Joe Henchmen, a vice-president at the Washington D.C.-based Tax Foundation, has studied production tax incentive programs across the country. He argues that the economic benefits gained by increased film and television production often don’t match the revenue states lose by offering tax breaks.

“The added economic activity, the added tourism, the added restaurant stays, the added hotel stays, the added employment of part time personal, it does not come close to making up for the outlay for the subsidy for the production company,” says Henchmen.

Here in California, to insure the state is getting the most economic bang for its tax credit buck, films and television shows applying to the program will go through a competitive process that aims to ensure that they are creating jobs. Instead of being selected by a lottery, as they were in the old system, productions will be ranked by how many jobs they create and how much spending they put into support services.

“We have very stringent controls in place to monitor that what a production said they were going to do they actually do,” says Lemisch. “Did the production pay all their payroll? Did they pay all the bills and spend what they were going to spend? And are the numbers penciling out?”
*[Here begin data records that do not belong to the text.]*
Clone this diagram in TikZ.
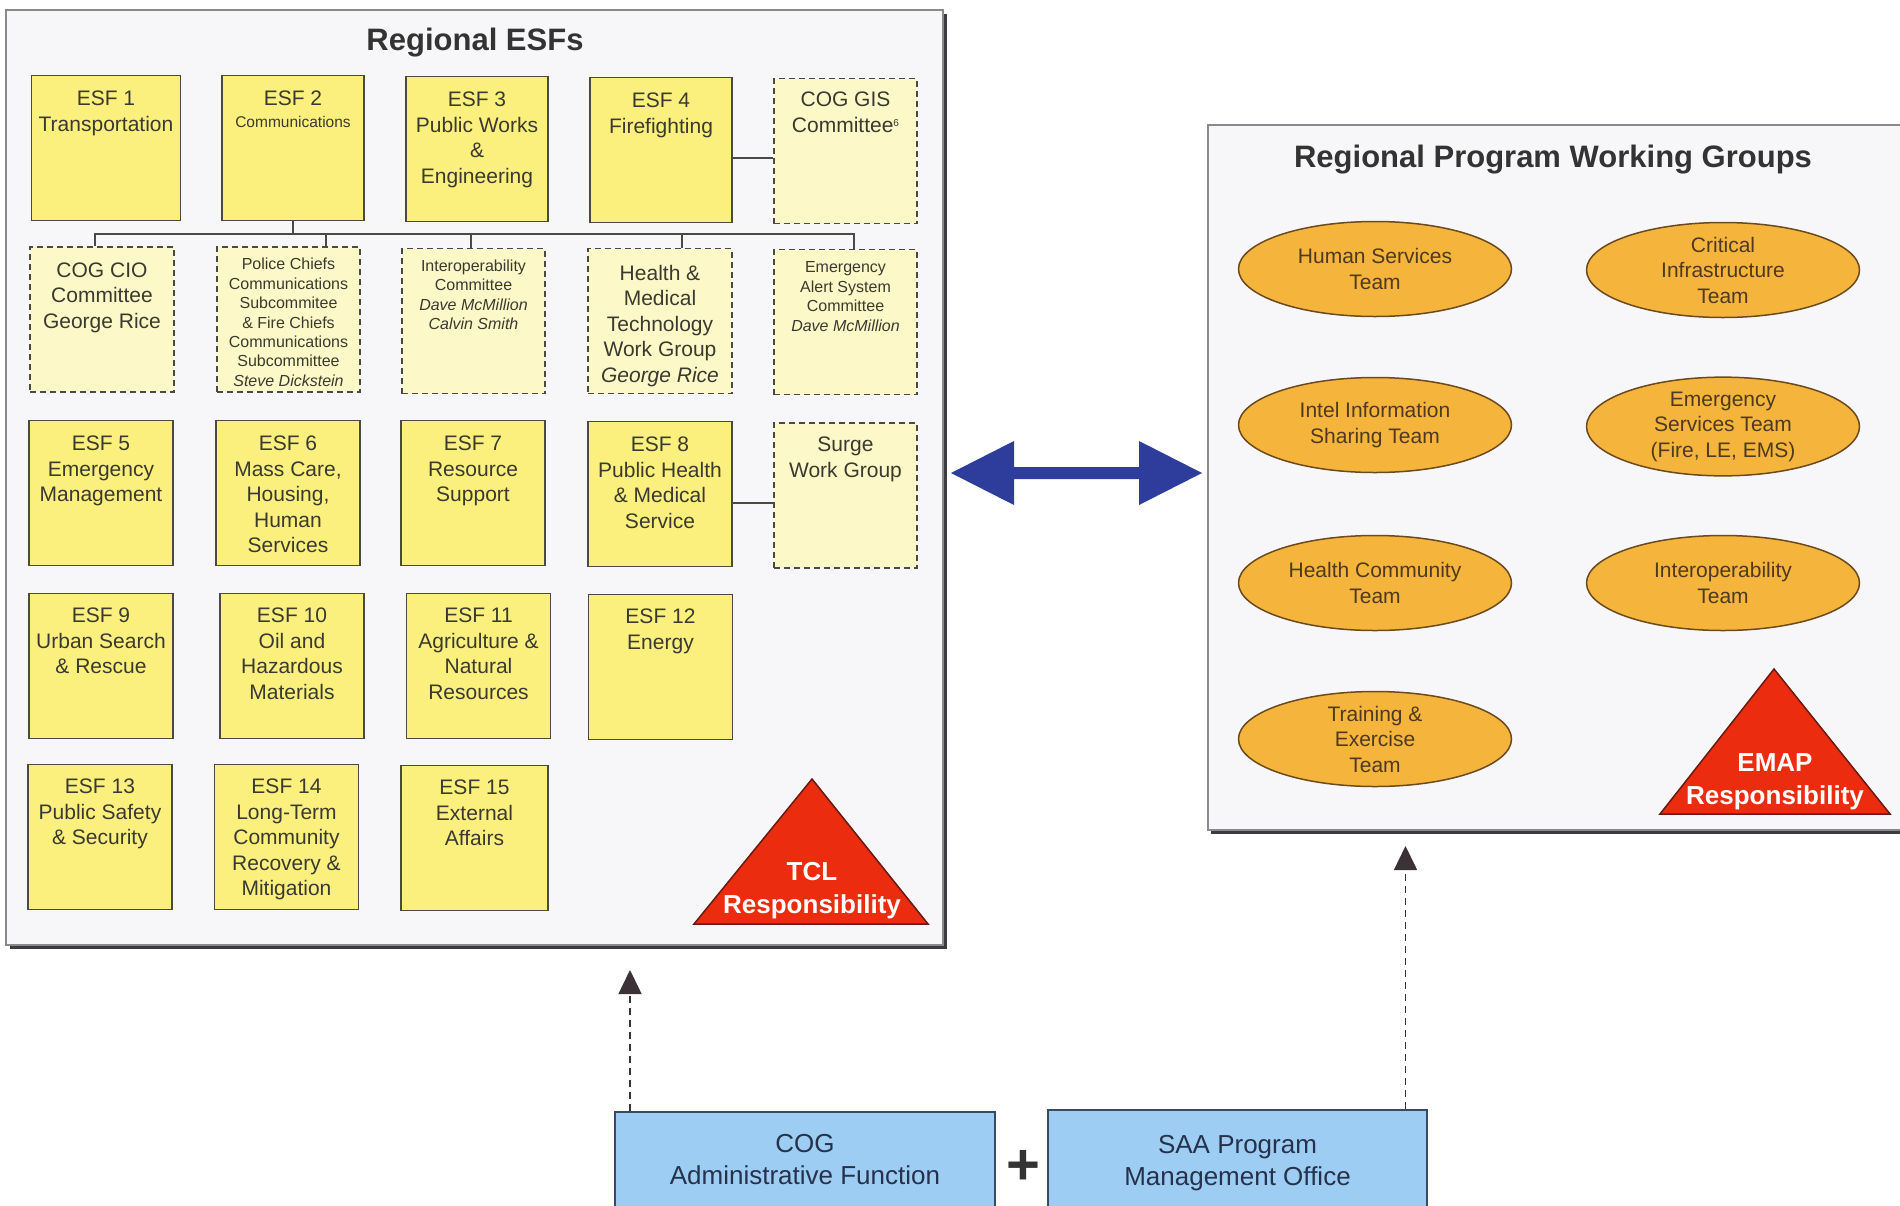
\documentclass[tikz,border=0pt]{standalone}
\usepackage{fontspec}
\setmainfont{Liberation Sans}
\usetikzlibrary{arrows.meta,calc,shapes.geometric}
\definecolor{esfy}{HTML}{FBF07E}
\definecolor{paley}{HTML}{FDF8C8}
\definecolor{boxline}{HTML}{4A4A42}
\definecolor{txt}{HTML}{3A3A30}
\definecolor{panelbg}{HTML}{F7F7F9}
\definecolor{panelline}{HTML}{8A8A8E}
\definecolor{shadowc}{HTML}{3C3C40}
\definecolor{orng}{HTML}{F5B43C}
\definecolor{orline}{HTML}{6B4A1E}
\definecolor{ortxt}{HTML}{4E3A20}
\definecolor{tri}{HTML}{EC2C0E}
\definecolor{triline}{HTML}{6A1A10}
\definecolor{arrblue}{HTML}{2E3C9C}
\definecolor{lblue}{HTML}{9DCDF3}
\definecolor{bline}{HTML}{3C4A60}
\definecolor{btxt}{HTML}{26324C}
\definecolor{darr}{HTML}{3A3236}
\begin{document}
\begin{tikzpicture}[x=1pt,y=-1pt,
  esf/.style={draw=boxline, fill=esfy, line width=1.8pt, minimum width=144pt, minimum height=145pt, inner sep=0pt},
  dbox/.style={draw=boxline, fill=paley, line width=1.8pt, dash pattern=on 6pt off 4pt, minimum width=143pt, minimum height=145pt, inner sep=0pt},
  big/.style={font=\fontsize{21}{25.5}\selectfont, text=txt, align=center, anchor=north, inner sep=0pt},
  small/.style={font=\fontsize{16}{19.4}\selectfont, text=txt, align=center, anchor=north, inner sep=0pt},
  conn/.style={draw=boxline, line width=2pt},
  wg/.style={ellipse, draw=orline, fill=orng, line width=1.5pt, minimum width=273pt, minimum height=95pt, inner sep=0pt, font=\fontsize{21}{25.5}\selectfont, text=ortxt, align=center},
  ttl/.style={font=\fontsize{31}{36}\selectfont\bfseries, text=black!80, anchor=north, inner sep=0pt},
  tritxt/.style={font=\fontsize{26}{33}\selectfont\bfseries, text=white, align=center, anchor=north, inner sep=0pt},
  trishape/.style={fill=tri, draw=triline, line width=1.5pt, line join=miter},
  bbox/.style={draw=bline, fill=lblue, line width=1.8pt, inner sep=0pt},
  btext/.style={font=\fontsize{26}{31.5}\selectfont, text=btxt, align=center, anchor=north, inner sep=0pt},
  darrow/.style={draw=darr, line width=1.6pt, dash pattern=on 7pt off 5pt, -{Triangle[length=24pt,width=23pt]}}
]
\useasboundingbox (0,0) rectangle (1900,1205);
\clip (0,0) rectangle (1900,1205);
\fill[white] (0,0) rectangle (1900,1205);

% ---------- left panel ----------
\fill[shadowc] (10,14) rectangle (947,949);
\node[draw=panelline, fill=panelbg, line width=1.2pt, minimum width=937pt, minimum height=935pt, inner sep=0pt] (lp) at (474.5,477.5) {};
\node[ttl] (lpt) at (475,27.5) {Regional ESFs};

% row 1
\node[esf, minimum width=149pt] (e1) at (106,148) {};
\node[esf, minimum width=142pt] (e2) at (293,148) {};
\node[esf, minimum width=142pt] (e3) at (477,149) {};
\node[esf, minimum width=142pt] (e4) at (661,150) {};
\node[dbox] (gis) at (845.5,151) {};
% row 2
\node[dbox, minimum width=144pt] (cio) at (102,319.5) {};
\node[dbox] (pol) at (288.5,319.5) {};
\node[dbox] (iop) at (473.5,321) {};
\node[dbox, minimum width=144pt] (hmt) at (660,321) {};
\node[dbox] (eas) at (845.5,322) {};
% row 3
\node[esf] (e5) at (101,493) {};
\node[esf] (e6) at (288,493) {};
\node[esf] (e7) at (473,493) {};
\node[esf] (e8) at (660,494) {};
\node[dbox] (surge) at (845.5,495.5) {};
% row 4
\node[esf] (e9) at (101,666) {};
\node[esf] (e10) at (292,666) {};
\node[esf] (e11) at (478.5,666) {};
\node[esf] (e12) at (660.5,667) {};
% row 5
\node[esf] (e13) at (100,837) {};
\node[esf] (e14) at (286.5,837) {};
\node[esf, minimum width=147pt] (e15) at (474.5,838) {};

% texts
\node[big] (e1t) at ([yshift=-16.5pt]e1.north) {ESF 1\\Transportation};
\node[big] (e2t) at ([yshift=-16.5pt]e2.north) {ESF 2\\[-4pt]{\fontsize{15.5}{19}\selectfont Communications}};
\node[big] (e3t) at ([yshift=-16.5pt]e3.north) {ESF 3\\Public Works\\\&\\Engineering};
\node[big] (e4t) at ([yshift=-16.5pt]e4.north) {ESF 4\\Firefighting};
\node[big] (gist) at ([yshift=-14.5pt]gis.north) {COG GIS\\Committee\raisebox{6pt}{\fontsize{10}{10}\selectfont 6}};
\node[big] (ciot) at ([yshift=-16.5pt]cio.north) {COG CIO\\Committee\\George Rice};
\node[small] (polt) at ([yshift=-12pt]pol.north) {Police Chiefs\\Communications\\Subcommitee\\\& Fire Chiefs\\Communications\\Subcommittee\\\textit{Steve Dickstein}};
\node[small] (iopt) at ([yshift=-12pt]iop.north) {Interoperability\\Committee\\\textit{Dave McMillion}\\\textit{Calvin Smith}};
\node[big] (hmtt) at ([yshift=-17pt]hmt.north) {Health \&\\Medical\\Technology\\Work Group\\\textit{George Rice}};
\node[small] (east) at ([yshift=-13pt]eas.north) {Emergency\\Alert System\\Committee\\\textit{Dave McMillion}};
\node[big] (e5t) at ([yshift=-16.5pt]e5.north) {ESF 5\\Emergency\\Management};
\node[big] (e6t) at ([yshift=-16.5pt]e6.north) {ESF 6\\Mass Care,\\Housing,\\Human\\Services};
\node[big] (e7t) at ([yshift=-16.5pt]e7.north) {ESF 7\\Resource\\Support};
\node[big] (e8t) at ([yshift=-16.5pt]e8.north) {ESF 8\\Public Health\\\& Medical\\Service};
\node[big] (surget) at ([yshift=-15pt]surge.north) {Surge\\Work Group};
\node[big] (e9t) at ([yshift=-15.5pt]e9.north) {ESF 9\\Urban Search\\\& Rescue};
\node[big] (e10t) at ([yshift=-15.5pt]e10.north) {ESF 10\\Oil and\\Hazardous\\Materials};
\node[big] (e11t) at ([yshift=-15.5pt]e11.north) {ESF 11\\Agriculture \&\\Natural\\Resources};
\node[big] (e12t) at ([yshift=-15.5pt]e12.north) {ESF 12\\Energy};
\node[big] (e13t) at ([yshift=-15.5pt]e13.north) {ESF 13\\Public Safety\\\& Security};
\node[big] (e14t) at ([yshift=-15.5pt]e14.north) {ESF 14\\Long-Term\\Community\\Recovery \&\\Mitigation};
\node[big] (e15t) at ([yshift=-15.5pt]e15.north) {ESF 15\\External\\Affairs};

% connectors
\coordinate (bus) at (0,234);
\draw[conn] (e2.south) -- (e2.south |- bus);
\draw[conn] ([xshift=-7.5pt]cio.north) |- ([xshift=8.5pt]eas.north |- bus) -- ([xshift=8.5pt]eas.north);
\draw[conn] ([xshift=37.5pt]pol.north) -- ([xshift=37.5pt]pol.north |- bus);
\draw[conn] ([xshift=-2.5pt]iop.north) -- ([xshift=-2.5pt]iop.north |- bus);
\draw[conn] ([xshift=22pt]hmt.north) -- ([xshift=22pt]hmt.north |- bus);
\draw[conn] ([yshift=-7.5pt]e4.east) -- ([yshift=-7.5pt]e4.east -| gis.west);
\draw[conn] ([yshift=-9pt]e8.east) -- ([yshift=-9pt]e8.east -| surge.west);

% TCL triangle
\coordinate (tclA) at (812,779);
\coordinate (tclB) at (694,924);
\coordinate (tclC) at (928,924);
\draw[trishape] (tclA) -- (tclB) -- (tclC) -- cycle;
\node[tritxt] (tclt) at (812,862.5) {TCL\\Responsibility};

% ---------- right panel ----------
\fill[shadowc] (1211,129) rectangle (1910,834);
\node[draw=panelline, fill=panelbg, line width=1.2pt, minimum width=702pt, minimum height=705pt, inner sep=0pt] (rp) at (1559,477.5) {};
\node[ttl] (rpt) at (1553,144.7) {Regional Program Working Groups};

\node[wg] (hs) at (1375,269) {Human Services\\Team};
\node[wg] (ci) at (1723,270) {Critical\\Infrastructure\\Team};
\node[wg] (ii) at (1375,425) {Intel Information\\Sharing Team};
\node[wg] (es) at (1723,426.5) {Emergency\\Services Team\\(Fire, LE, EMS)};
\node[wg] (hc) at (1375,583) {Health Community\\Team};
\node[wg] (it) at (1723,583) {Interoperability\\Team};
\node[wg] (te) at (1375,739) {Training \&\\Exercise\\Team};

% EMAP triangle
\coordinate (emA) at (1774,669);
\coordinate (emB) at (1660,814);
\coordinate (emC) at (1890,814);
\draw[trishape] (emA) -- (emB) -- (emC) -- cycle;
\node[tritxt] (emt) at (1775,753.5) {EMAP\\Responsibility};

% ---------- blue double arrow ----------
\coordinate (dal) at (951,473);
\coordinate (dar) at (1202,473);
\fill[arrblue] (dal) -- ++(63,-32) -- ++(0,26) -- ($(dar)+(-63,-6)$) -- ++(0,-26) -- (dar)
  -- ++(-63,32) -- ++(0,-26) -- ($(dal)+(63,6)$) -- ++(0,26) -- cycle;

% ---------- bottom boxes ----------
\node[bbox, minimum width=380pt, minimum height=110pt] (cog) at (805,1167) {};
\node[bbox, minimum width=379pt, minimum height=112pt] (saa) at (1237.5,1166) {};
\node[btext] (cogt) at (805,1134.5) {COG\\Administrative Function};
\node[btext] (saat) at (1237.5,1135.5) {SAA Program\\Management Office};
\node[font=\fontsize{58}{58}\selectfont\bfseries, text=black!80, inner sep=0pt] (plus) at (1023,1167) {+};

% dashed arrows
\coordinate (tipL) at (630,970);
\coordinate (tipR) at (1405.5,846);
\draw[darrow] (cog.north -| tipL) -- (tipL);
\draw[darrow] (saa.north -| tipR) -- (tipR);
\end{tikzpicture}
\end{document}
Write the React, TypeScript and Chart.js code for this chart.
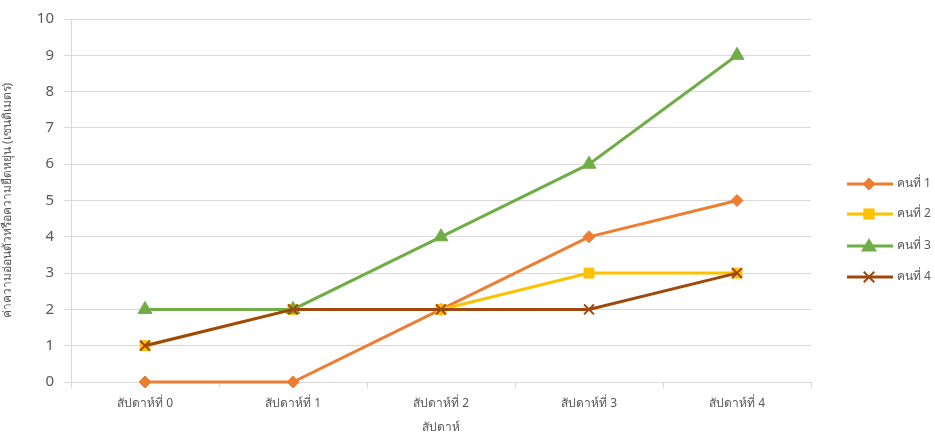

Chris Baugh hopes California’s new production tax credit system works. He says he’s tired of seeing productions that could have been shot in California go out of state. He’s also tired of spending time on the road as productions set up their cameras elsewhere to take advantage of tax credits.

“I’ve spent so much time away from home, living in a hotel room, that I’ve considered leaving the business, so I can take my life back up and continue on like a normal human being,” he says.

But Baugh will soon be traveling again as he scouts locations for a film in Georgia, a state that offers very generous tax incentives.